_Work instructions:_
Return the lines below that carry the word "Rebuild".

◇ ◇ ◇ ◇ ◇ ◇ ◇

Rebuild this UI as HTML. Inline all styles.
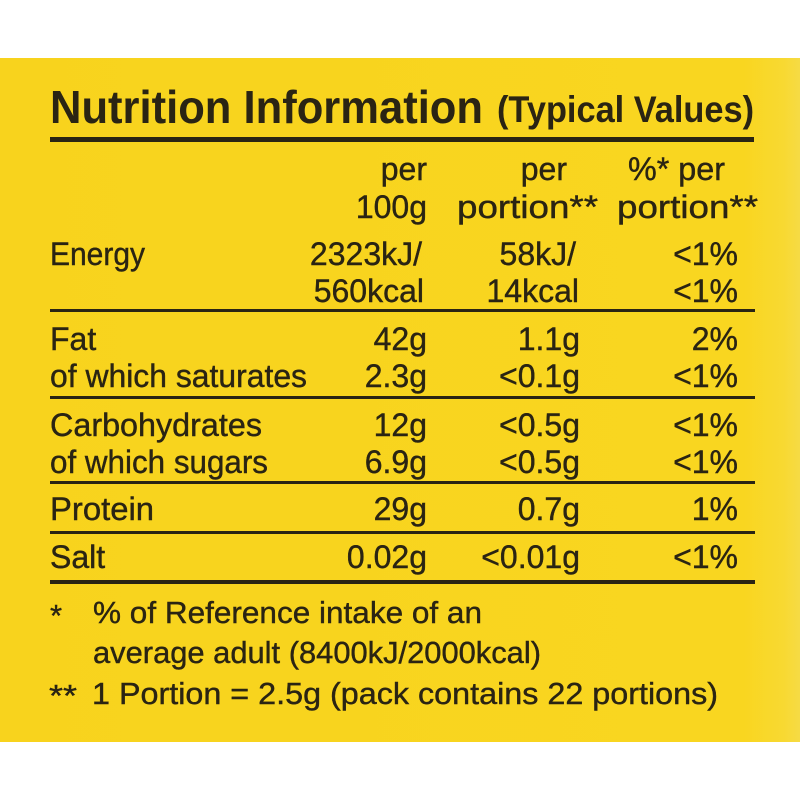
<!DOCTYPE html>
<html>
<head>
<meta charset="utf-8">
<style>
  html,body{margin:0;padding:0;background:#fff;}
  svg{display:block;}
  text{font-family:"Liberation Sans", sans-serif; fill:#2a2413;}
  .w{stroke:#2a2413; stroke-width:0.4;}
</style>
</head>
<body>
<svg width="800" height="800" viewBox="0 0 800 800" xmlns="http://www.w3.org/2000/svg">
  <defs>
    <linearGradient id="bg" x1="0" y1="0" x2="1" y2="0">
      <stop offset="0" stop-color="#f8d31d"/>
      <stop offset="0.93" stop-color="#f9d620"/>
      <stop offset="0.98" stop-color="#f8d932"/>
      <stop offset="1" stop-color="#f6db45"/>
    </linearGradient>
  </defs>
  <rect x="0" y="0" width="800" height="800" fill="#ffffff"/>
  <rect x="0" y="58" width="800" height="684" fill="url(#bg)"/>

  <!-- Title -->
  <text x="50" y="123" font-size="46" font-weight="bold" textLength="433" lengthAdjust="spacingAndGlyphs">Nutrition Information</text>
  <text x="497" y="122" font-size="37" font-weight="bold" textLength="257" lengthAdjust="spacingAndGlyphs">(Typical Values)</text>
  <rect x="50" y="137" width="704" height="5" fill="#2a2413"/>

  <g font-size="32" class="w">
    <!-- Header -->
    <text x="427" y="180" text-anchor="end">per</text>
    <text x="427" y="218" text-anchor="end">100g</text>
    <text x="567" y="180" text-anchor="end">per</text>
    <text x="457" y="218" textLength="141" lengthAdjust="spacingAndGlyphs">portion**</text>
    <text x="628" y="180" textLength="97" lengthAdjust="spacingAndGlyphs">%* per</text>
    <text x="617" y="218" textLength="141" lengthAdjust="spacingAndGlyphs">portion**</text>

    <!-- Energy -->
    <text x="50" y="265" textLength="95" lengthAdjust="spacingAndGlyphs">Energy</text>
    <text x="422" y="265" text-anchor="end">2323kJ/</text>
    <text x="424" y="302" text-anchor="end">560kcal</text>
    <text x="576" y="265" text-anchor="end">58kJ/</text>
    <text x="579" y="302" text-anchor="end">14kcal</text>
    <text x="738" y="265" text-anchor="end">&lt;1%</text>
    <text x="738" y="302" text-anchor="end">&lt;1%</text>
  </g>
  <rect x="50" y="309" width="705" height="3" fill="#2a2413"/>

  <g font-size="32" class="w">
    <!-- Fat -->
    <text x="50" y="350">Fat</text>
    <text x="50" y="387" textLength="257" lengthAdjust="spacingAndGlyphs">of which saturates</text>
    <text x="427" y="350" text-anchor="end">42g</text>
    <text x="427" y="387" text-anchor="end">2.3g</text>
    <text x="580" y="350" text-anchor="end">1.1g</text>
    <text x="580" y="387" text-anchor="end">&lt;0.1g</text>
    <text x="738" y="350" text-anchor="end">2%</text>
    <text x="738" y="387" text-anchor="end">&lt;1%</text>
  </g>
  <rect x="50" y="396" width="705" height="3" fill="#2a2413"/>

  <g font-size="32" class="w">
    <!-- Carbs -->
    <text x="50" y="436" textLength="212" lengthAdjust="spacingAndGlyphs">Carbohydrates</text>
    <text x="50" y="473" textLength="218" lengthAdjust="spacingAndGlyphs">of which sugars</text>
    <text x="427" y="436" text-anchor="end">12g</text>
    <text x="427" y="473" text-anchor="end">6.9g</text>
    <text x="580" y="436" text-anchor="end">&lt;0.5g</text>
    <text x="580" y="473" text-anchor="end">&lt;0.5g</text>
    <text x="738" y="436" text-anchor="end">&lt;1%</text>
    <text x="738" y="473" text-anchor="end">&lt;1%</text>
  </g>
  <rect x="50" y="481" width="705" height="3" fill="#2a2413"/>

  <g font-size="32" class="w">
    <!-- Protein -->
    <text x="50" y="520" textLength="104" lengthAdjust="spacingAndGlyphs">Protein</text>
    <text x="427" y="520" text-anchor="end">29g</text>
    <text x="580" y="520" text-anchor="end">0.7g</text>
    <text x="738" y="520" text-anchor="end">1%</text>
  </g>
  <rect x="50" y="531" width="705" height="3" fill="#2a2413"/>

  <g font-size="32" class="w">
    <!-- Salt -->
    <text x="50" y="568">Salt</text>
    <text x="427" y="568" text-anchor="end">0.02g</text>
    <text x="580" y="568" text-anchor="end">&lt;0.01g</text>
    <text x="738" y="568" text-anchor="end">&lt;1%</text>
  </g>
  <rect x="50" y="580" width="705" height="4" fill="#2a2413"/>

  <!-- Footer -->
  <g font-size="31" class="w">
    <text x="50" y="626">*</text>
    <text x="93" y="623" textLength="389" lengthAdjust="spacingAndGlyphs">% of Reference intake of an</text>
    <text x="93" y="663" textLength="448" lengthAdjust="spacingAndGlyphs">average adult (8400kJ/2000kcal)</text>
    <text x="49" y="706" textLength="28" lengthAdjust="spacingAndGlyphs">**</text>
    <text x="92" y="704" textLength="626" lengthAdjust="spacingAndGlyphs">1 Portion = 2.5g (pack contains 22 portions)</text>
  </g>
</svg>
</body>
</html>
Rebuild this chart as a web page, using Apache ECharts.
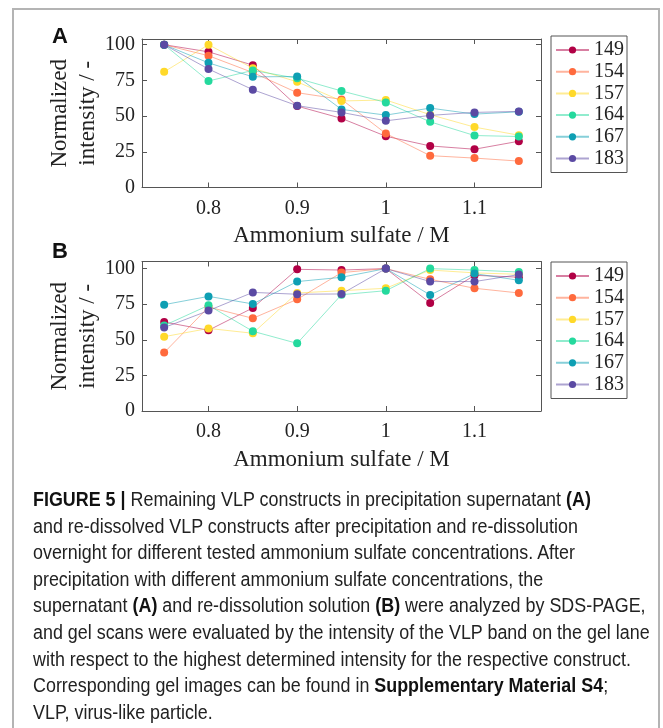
<!DOCTYPE html>
<html>
<head>
<meta charset="utf-8">
<script src="https://cdn.jsdelivr.net/npm/echarts@6/dist/echarts.min.js"></script>
<style>
  body { margin: 0; background: #fff; }
  #wrap { position: relative; width: 663px; height: 728px; overflow: hidden; }
  #frame { position: absolute; left: 12px; top: 8px; width: 648px; height: 740px; border: 2px solid #b4b4b4; box-sizing: border-box; }
  #chart { position: absolute; left: 0; top: 0; width: 663px; height: 728px; }
  #caption { position: absolute; left: 33px; top: 486px; width: 700px; font-family: "Liberation Sans", Arial, sans-serif; font-size: 20px; line-height: 26.6px; color: #222; white-space: nowrap; transform: scaleX(0.895); transform-origin: 0 0; }
  #caption b { color: #111; }
</style>
</head>
<body>
<div id="wrap">
  <div id="frame"></div>
  <div id="chart"></div>
  <div id="caption">
    <b>FIGURE 5 |</b> Remaining VLP constructs in precipitation supernatant <b>(A)</b><br>
    and re-dissolved VLP constructs after precipitation and re-dissolution<br>
    overnight for different tested ammonium sulfate concentrations. After<br>
    precipitation with different ammonium sulfate concentrations, the<br>
    supernatant <b>(A)</b> and re-dissolution solution <b>(B)</b> were analyzed by SDS-PAGE,<br>
    and gel scans were evaluated by the intensity of the VLP band on the gel lane<br>
    with respect to the highest determined intensity for the respective construct.<br>
    Corresponding gel images can be found in <b>Supplementary Material S4</b>;<br>
    VLP, virus-like particle.
  </div>
</div>
<script>
// 硫酸铵浓度 / M
var conc = [0.75, 0.8, 0.85, 0.9, 0.95, 1.0, 1.05, 1.1, 1.15];
var xTicks = [0.8, 0.9, 1, 1.1];
var names = ['149', '154', '157', '164', '167', '183'];
var colors = ['#b10045', '#ff6a3d', '#ffd92a', '#24d99d', '#0e9fb3', '#5b4aa3'];

// A: 上清液
var a149 = [100, 95, 85.7, 57, 48.4, 35.9, 29.1, 26.8, 32.4];
var a154 = [100, 92.3, 80.5, 66.4, 61.7, 37.8, 22.3, 20.6, 18.5];
var a157 = [81, 100, 83.5, 74, 60.6, 61.3, 51, 42.3, 36.6];
var a164 = [100, 74.6, 82, 76.5, 67.6, 59.6, 46, 36.4, 35.7];
var a167 = [100, 87.3, 77.5, 77.7, 54.7, 50.7, 55.6, 51.4, 53];
var a183 = [100, 83, 68.5, 57.3, 52.6, 46.7, 50.5, 52.6, 53.3];

// B: 重溶液
var b149 = [62.5, 56.7, 72.4, 99.5, 99, 100, 75.9, 95.3, 94];
var b154 = [41, 73, 65.1, 78.4, 97.2, 100, 92.5, 86.2, 82.9];
var b157 = [52.2, 58, 54.6, 82.9, 84.5, 86.2, 99, 97, 96];
var b164 = [60, 74.2, 56, 47.5, 81.7, 84.5, 100, 99, 97.6];
var b167 = [74.7, 80.5, 75.2, 90.9, 93.9, 100, 81.5, 96.5, 91.8];
var b183 = [58.6, 70.5, 83.3, 82, 82.2, 100, 90.9, 90.9, 95.8];

var dataA = [a149, a154, a157, a164, a167, a183];
var dataB = [b149, b154, b157, b164, b167, b183];

var serif = 'Liberation Serif';
var axisColor = '#555';

function pairs(ys) {
    var out = [];
    for (var i = 0; i < conc.length; i++) {
        out.push([conc[i], ys[i]]);
    }
    return out;
}

function xAxes(gi) {
    return [{
        gridIndex: gi, type: 'value', min: 0.725, max: 1.175, position: 'bottom',
        name: 'Ammonium sulfate / M', nameLocation: 'middle', nameGap: 37,
        nameTextStyle: { fontFamily: serif, fontSize: 23, color: '#222' },
        splitLine: { show: false },
        axisLine: { onZero: false, lineStyle: { color: axisColor } },
        axisTick: { inside: true, length: 5, customValues: xTicks, lineStyle: { color: axisColor } },
        axisLabel: { customValues: xTicks, margin: 11, fontFamily: serif, fontSize: 20, color: '#222' }
    }, {
        gridIndex: gi, type: 'value', min: 0.725, max: 1.175, position: 'top',
        splitLine: { show: false },
        axisLine: { onZero: false, lineStyle: { color: axisColor } },
        axisTick: { inside: true, length: 5, customValues: xTicks, lineStyle: { color: axisColor } },
        axisLabel: { show: false }
    }];
}

function yAxes(gi, max) {
    return [{
        gridIndex: gi, type: 'value', min: 0, max: max, interval: 25, position: 'left',
        name: 'Normalized\nintensity / -', nameLocation: 'middle', nameGap: 40, nameRotate: 90,
        nameMoveOverlap: false,
        nameTextStyle: { fontFamily: serif, fontSize: 23, lineHeight: 28, color: '#222' },
        splitLine: { show: false },
        axisLine: { show: true, onZero: false, lineStyle: { color: axisColor } },
        axisTick: { show: true, inside: true, length: 5, lineStyle: { color: axisColor } },
        axisLabel: { margin: 7, fontFamily: serif, fontSize: 20, color: '#222',
            formatter: function (v) { return v % 25 === 0 ? String(v) : ''; } }
    }, {
        gridIndex: gi, type: 'value', min: 0, max: max, interval: 25, position: 'right',
        splitLine: { show: false },
        axisLine: { show: true, onZero: false, lineStyle: { color: axisColor } },
        axisTick: { show: true, inside: true, length: 5, lineStyle: { color: axisColor } },
        axisLabel: { show: false }
    }];
}

var series = [];
function addSeries(data, xi, yi) {
    for (var i = 0; i < names.length; i++) {
        series.push({
            name: names[i], type: 'line', xAxisIndex: xi, yAxisIndex: yi,
            data: pairs(data[i]),
            symbol: 'circle', symbolSize: 8,
            itemStyle: { color: colors[i] },
            lineStyle: { width: 1, color: colors[i], opacity: 0.5 },
            emphasis: { disabled: true },
            animation: false
        });
    }
}
addSeries(dataA, 0, 0);
addSeries(dataB, 2, 2);

function legendAt(top) {
    return {
        orient: 'vertical', left: 551, top: top,
        data: names,
        borderColor: axisColor, borderWidth: 1,
        padding: [4, 3, 4, 4], itemGap: 1.7,
        itemWidth: 33, itemHeight: 9,
        textStyle: { fontFamily: serif, fontSize: 20, lineHeight: 20, color: '#222' },
        selectedMode: false
    };
}

var myChart = echarts.init(document.getElementById('chart'));
var option = {
    backgroundColor: 'transparent',
    animation: false,
    grid: [
        { left: 142, top: 39, width: 399, height: 148.5 },
        { left: 142, top: 261.5, width: 399, height: 149.5 }
    ],
    xAxis: xAxes(0).concat(xAxes(1)),
    yAxis: yAxes(0, 104).concat(yAxes(1, 105)),
    legend: [legendAt(36), legendAt(262)],
    graphic: [
        { type: 'text', left: 52, top: 26, style: { text: 'A', font: 'bold 22px "Liberation Sans"', fill: '#111' } },
        { type: 'text', left: 52, top: 241, style: { text: 'B', font: 'bold 22px "Liberation Sans"', fill: '#111' } }
    ],
    series: series
};
myChart.setOption(option);
</script>
</body>
</html>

◇ ◇ ◇ ◇ ◇ ◇ ◇

_The response:_
Rebuild this UI as HTML. Inline all styles.
Rebuild this chart as a web page, using Apache ECharts.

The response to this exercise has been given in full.